Task to complete
Print each line of the listing once more, precisely as given.

Material provided
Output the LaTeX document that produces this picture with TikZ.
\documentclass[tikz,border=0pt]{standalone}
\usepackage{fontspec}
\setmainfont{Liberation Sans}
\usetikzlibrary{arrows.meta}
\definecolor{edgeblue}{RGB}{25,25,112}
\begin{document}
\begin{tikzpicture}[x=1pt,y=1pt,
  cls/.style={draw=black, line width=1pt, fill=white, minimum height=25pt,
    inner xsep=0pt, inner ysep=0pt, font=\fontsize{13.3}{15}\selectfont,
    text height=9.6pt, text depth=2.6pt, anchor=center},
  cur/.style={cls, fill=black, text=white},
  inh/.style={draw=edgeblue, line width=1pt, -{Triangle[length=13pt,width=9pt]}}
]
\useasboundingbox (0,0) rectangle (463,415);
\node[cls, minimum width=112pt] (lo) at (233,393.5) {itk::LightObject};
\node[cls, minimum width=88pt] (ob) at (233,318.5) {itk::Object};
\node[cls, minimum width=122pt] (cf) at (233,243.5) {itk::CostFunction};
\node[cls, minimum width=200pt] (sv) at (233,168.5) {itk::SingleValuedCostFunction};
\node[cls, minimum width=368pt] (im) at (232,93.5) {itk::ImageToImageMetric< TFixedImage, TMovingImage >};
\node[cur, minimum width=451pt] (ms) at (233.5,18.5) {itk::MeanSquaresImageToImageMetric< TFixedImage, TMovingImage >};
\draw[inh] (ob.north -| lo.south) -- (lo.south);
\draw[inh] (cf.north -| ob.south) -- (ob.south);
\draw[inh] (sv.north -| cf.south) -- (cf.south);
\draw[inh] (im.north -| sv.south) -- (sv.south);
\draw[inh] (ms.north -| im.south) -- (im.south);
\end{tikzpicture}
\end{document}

Response
Output the LaTeX document that produces this picture with TikZ.
\documentclass[tikz,border=0pt]{standalone}
\usepackage{fontspec}
\setmainfont{Liberation Sans}
\usetikzlibrary{arrows.meta}
\definecolor{edgeblue}{RGB}{25,25,112}
\begin{document}
\begin{tikzpicture}[x=1pt,y=1pt,
  cls/.style={draw=black, line width=1pt, fill=white, minimum height=25pt,
    inner xsep=0pt, inner ysep=0pt, font=\fontsize{13.3}{15}\selectfont,
    text height=9.6pt, text depth=2.6pt, anchor=center},
  cur/.style={cls, fill=black, text=white},
  inh/.style={draw=edgeblue, line width=1pt, -{Triangle[length=13pt,width=9pt]}}
]
\useasboundingbox (0,0) rectangle (463,415);
\node[cls, minimum width=112pt] (lo) at (233,393.5) {itk::LightObject};
\node[cls, minimum width=88pt] (ob) at (233,318.5) {itk::Object};
\node[cls, minimum width=122pt] (cf) at (233,243.5) {itk::CostFunction};
\node[cls, minimum width=200pt] (sv) at (233,168.5) {itk::SingleValuedCostFunction};
\node[cls, minimum width=368pt] (im) at (232,93.5) {itk::ImageToImageMetric< TFixedImage, TMovingImage >};
\node[cur, minimum width=451pt] (ms) at (233.5,18.5) {itk::MeanSquaresImageToImageMetric< TFixedImage, TMovingImage >};
\draw[inh] (ob.north -| lo.south) -- (lo.south);
\draw[inh] (cf.north -| ob.south) -- (ob.south);
\draw[inh] (sv.north -| cf.south) -- (cf.south);
\draw[inh] (im.north -| sv.south) -- (sv.south);
\draw[inh] (ms.north -| im.south) -- (im.south);
\end{tikzpicture}
\end{document}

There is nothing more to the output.